Best dressed would have gone to Ukraine (was it Ukraine?) for that pale pink strapless gown except for the dress-maker failing to account for hip movement resulting in an unattractive bulge that destroyed an otherwise perfect column.
In a neon pink ball gown straight out of Star Wars, the Compere or shall we say commere’s outfit was good in close up, framing her cleavage and balancing the butterfly beehive, but with those Japanese sleeves and ugly panel missing in the skirt ruined what could have been a timelessly elegant classic gown. A typical example of a dress designed by committee.
Denmark’s winning number was not just in the tune. This pretty ballet length hanky hem dress suited the song, the singer and deserved its place at the top. Talking of hankys what about the handsome Armenian with the scarves? Is this a future trend, guys, or was he promoting his sister’s accessory company? Skirts anyone?
Did anyone else see a singer in silver sequins fall off the stage during the “visit Sweden” promo song?
Germany’s beige sequined pageant gown with the hi-low hemline didn’t work for me.
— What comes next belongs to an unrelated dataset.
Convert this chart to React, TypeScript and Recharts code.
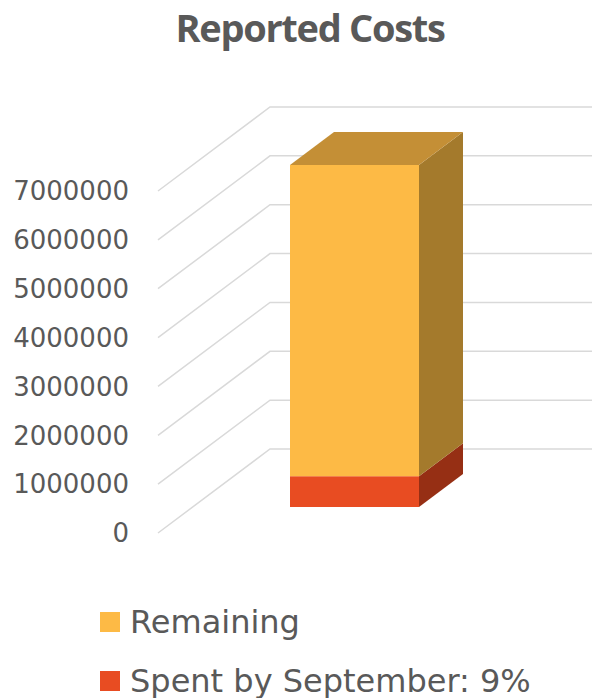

The stiffness of that heavily beaded fabric looked clumpy as she moved about the stage; hi-low hemlines work best in a soft flowing fabric.
Britain’s Bonnie Tyler – well…..who’s idea was it to put her in a black off the shoulder cat suit? Didn’t suit her, didn’t suit the song. What more can one say?
Finland’s wedding dress certainly fitted the tune but ruined by the pink over boots and the back group in red PVC pinafores – golden showers, anyone?
Estonia, my favourite. An elegant strapless flowing white gown. Pregnant she may be, but the dress was beautifully balanced nonetheless.